*Your goal*.
Skip every picture and transcribe the remaining material exactly.

*Data block*.
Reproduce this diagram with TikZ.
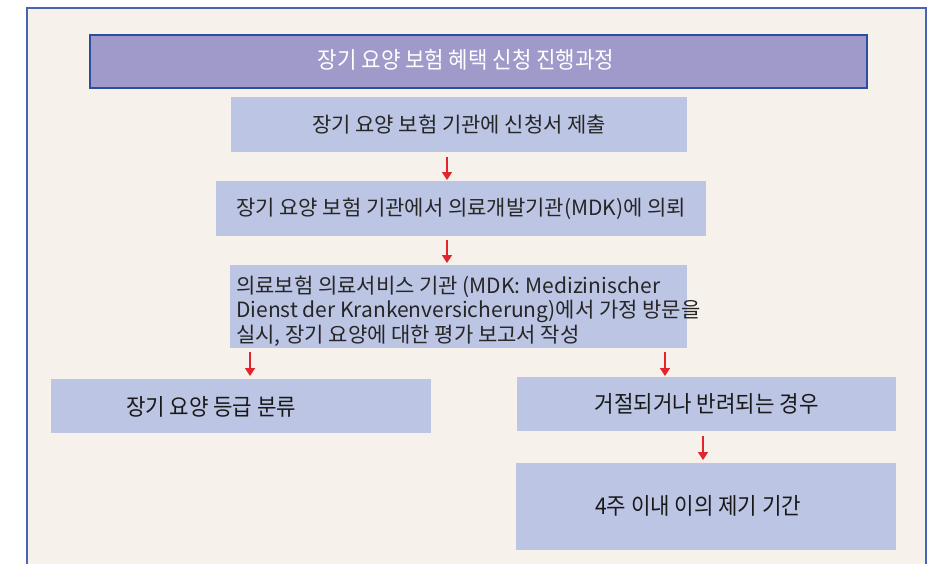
\documentclass[tikz,border=0pt]{standalone}
\usepackage{fontspec}
\setmainfont{Noto Sans CJK KR}
\newfontfamily\krnarrow[FakeStretch=0.92]{Noto Sans CJK KR}
\usetikzlibrary{arrows.meta,calc}
\definecolor{bgcream}{HTML}{F6F1EA}
\definecolor{boxblue}{HTML}{BCC5E4}
\definecolor{titlefill}{HTML}{A09ACA}
\definecolor{titleborder}{HTML}{2B4F9E}
\definecolor{frameblue}{HTML}{4A64B4}
\definecolor{arrowred}{HTML}{E3242B}
\tikzset{
  flowbox/.style={fill=boxblue, draw=none, inner sep=0pt, anchor=north west},
  flowarrow/.style={draw=arrowred, line width=1.5pt, -{Triangle[length=8pt,width=10pt]}},
  midtext/.style={font=\fontsize{21}{24.5}\selectfont, text=black!85},
  narrowtext/.style={font=\krnarrow\fontsize{23}{26}\selectfont, text=black!90},
}
\begin{document}
\begin{tikzpicture}[x=1pt,y=-1pt]
\useasboundingbox (0,0) rectangle (931,563);
\fill[white] (0,0) rectangle (931,563);
\fill[bgcream] (27,8) rectangle (926,570);
\draw[frameblue, line width=1.6pt] (27,570) -- (27,8) -- (926,8) -- (926,570);
% title
\node[fill=titlefill, draw=titleborder, line width=2.2pt, minimum width=777pt, minimum height=53pt, inner sep=0pt, anchor=north west] (title) at (89,34) {};
\node[font=\krnarrow\fontsize{23}{26}\selectfont, text=white] (titlet) at (466,60) {장기 요양 보험 혜택 신청 진행과정};
% boxes
\node[flowbox, minimum width=456pt, minimum height=55pt, anchor=north west, midtext] (b1) at (231,97) {장기 요양 보험 기관에 신청서 제출};
\node[flowbox, minimum width=490pt, minimum height=55pt, anchor=north west, midtext] (b2) at (216,181) {장기 요양 보험 기관에서 의료개발기관(MDK)에 의뢰};
\node[flowbox, minimum width=457pt, minimum height=83pt, anchor=north west] (b3) at (230,265) {};
\node[midtext, align=left, anchor=base west, inner sep=0pt] (b3t) at (236,342) {의료보험 의료서비스 기관 (MDK: Medizinischer\\Dienst der Krankenversicherung)에서 가정 방문을\\실시, 장기 요양에 대한 평가 보고서 작성};
\node[flowbox, minimum width=380pt, minimum height=54pt] (b4) at (51,379) {};
\node[narrowtext] (b4t) at (211,407) {장기 요양 등급 분류};
\node[flowbox, minimum width=379pt, minimum height=54pt, narrowtext] (b5) at (517,377) {거절되거나 반려되는 경우};
\node[flowbox, minimum width=380pt, minimum height=87pt] (b6) at (516,463) {};
\node[narrowtext] (b6t) at (698,506) {4주 이내 이의 제기 기간};
% arrow columns
\coordinate (c1) at (447,0);
\coordinate (c2) at (250,0);
\coordinate (c3) at (665,0);
\coordinate (c4) at (703,0);
\draw[flowarrow] ($(b1.south -| c1)+(0,5)$) -- ($(b2.north -| c1)+(0,-1)$);
\draw[flowarrow] ($(b2.south -| c1)+(0,4)$) -- ($(b3.north -| c1)+(0,-2)$);
\draw[flowarrow] ($(b3.south -| c2)+(0,4)$) -- ($(b4.north -| c2)+(0,-3)$);
\draw[flowarrow] ($(b3.south -| c3)+(0,4)$) -- ($(b5.north -| c3)+(0,-1)$);
\draw[flowarrow] ($(b5.south -| c4)+(0,5)$) -- ($(b6.north -| c4)+(0,-3)$);
\end{tikzpicture}
\end{document}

*Correct answer*.
Reproduce this diagram with TikZ.
\documentclass[tikz,border=0pt]{standalone}
\usepackage{fontspec}
\setmainfont{Noto Sans CJK KR}
\newfontfamily\krnarrow[FakeStretch=0.92]{Noto Sans CJK KR}
\usetikzlibrary{arrows.meta,calc}
\definecolor{bgcream}{HTML}{F6F1EA}
\definecolor{boxblue}{HTML}{BCC5E4}
\definecolor{titlefill}{HTML}{A09ACA}
\definecolor{titleborder}{HTML}{2B4F9E}
\definecolor{frameblue}{HTML}{4A64B4}
\definecolor{arrowred}{HTML}{E3242B}
\tikzset{
  flowbox/.style={fill=boxblue, draw=none, inner sep=0pt, anchor=north west},
  flowarrow/.style={draw=arrowred, line width=1.5pt, -{Triangle[length=8pt,width=10pt]}},
  midtext/.style={font=\fontsize{21}{24.5}\selectfont, text=black!85},
  narrowtext/.style={font=\krnarrow\fontsize{23}{26}\selectfont, text=black!90},
}
\begin{document}
\begin{tikzpicture}[x=1pt,y=-1pt]
\useasboundingbox (0,0) rectangle (931,563);
\fill[white] (0,0) rectangle (931,563);
\fill[bgcream] (27,8) rectangle (926,570);
\draw[frameblue, line width=1.6pt] (27,570) -- (27,8) -- (926,8) -- (926,570);
% title
\node[fill=titlefill, draw=titleborder, line width=2.2pt, minimum width=777pt, minimum height=53pt, inner sep=0pt, anchor=north west] (title) at (89,34) {};
\node[font=\krnarrow\fontsize{23}{26}\selectfont, text=white] (titlet) at (466,60) {장기 요양 보험 혜택 신청 진행과정};
% boxes
\node[flowbox, minimum width=456pt, minimum height=55pt, anchor=north west, midtext] (b1) at (231,97) {장기 요양 보험 기관에 신청서 제출};
\node[flowbox, minimum width=490pt, minimum height=55pt, anchor=north west, midtext] (b2) at (216,181) {장기 요양 보험 기관에서 의료개발기관(MDK)에 의뢰};
\node[flowbox, minimum width=457pt, minimum height=83pt, anchor=north west] (b3) at (230,265) {};
\node[midtext, align=left, anchor=base west, inner sep=0pt] (b3t) at (236,342) {의료보험 의료서비스 기관 (MDK: Medizinischer\\Dienst der Krankenversicherung)에서 가정 방문을\\실시, 장기 요양에 대한 평가 보고서 작성};
\node[flowbox, minimum width=380pt, minimum height=54pt] (b4) at (51,379) {};
\node[narrowtext] (b4t) at (211,407) {장기 요양 등급 분류};
\node[flowbox, minimum width=379pt, minimum height=54pt, narrowtext] (b5) at (517,377) {거절되거나 반려되는 경우};
\node[flowbox, minimum width=380pt, minimum height=87pt] (b6) at (516,463) {};
\node[narrowtext] (b6t) at (698,506) {4주 이내 이의 제기 기간};
% arrow columns
\coordinate (c1) at (447,0);
\coordinate (c2) at (250,0);
\coordinate (c3) at (665,0);
\coordinate (c4) at (703,0);
\draw[flowarrow] ($(b1.south -| c1)+(0,5)$) -- ($(b2.north -| c1)+(0,-1)$);
\draw[flowarrow] ($(b2.south -| c1)+(0,4)$) -- ($(b3.north -| c1)+(0,-2)$);
\draw[flowarrow] ($(b3.south -| c2)+(0,4)$) -- ($(b4.north -| c2)+(0,-3)$);
\draw[flowarrow] ($(b3.south -| c3)+(0,4)$) -- ($(b5.north -| c3)+(0,-1)$);
\draw[flowarrow] ($(b5.south -| c4)+(0,5)$) -- ($(b6.north -| c4)+(0,-3)$);
\end{tikzpicture}
\end{document}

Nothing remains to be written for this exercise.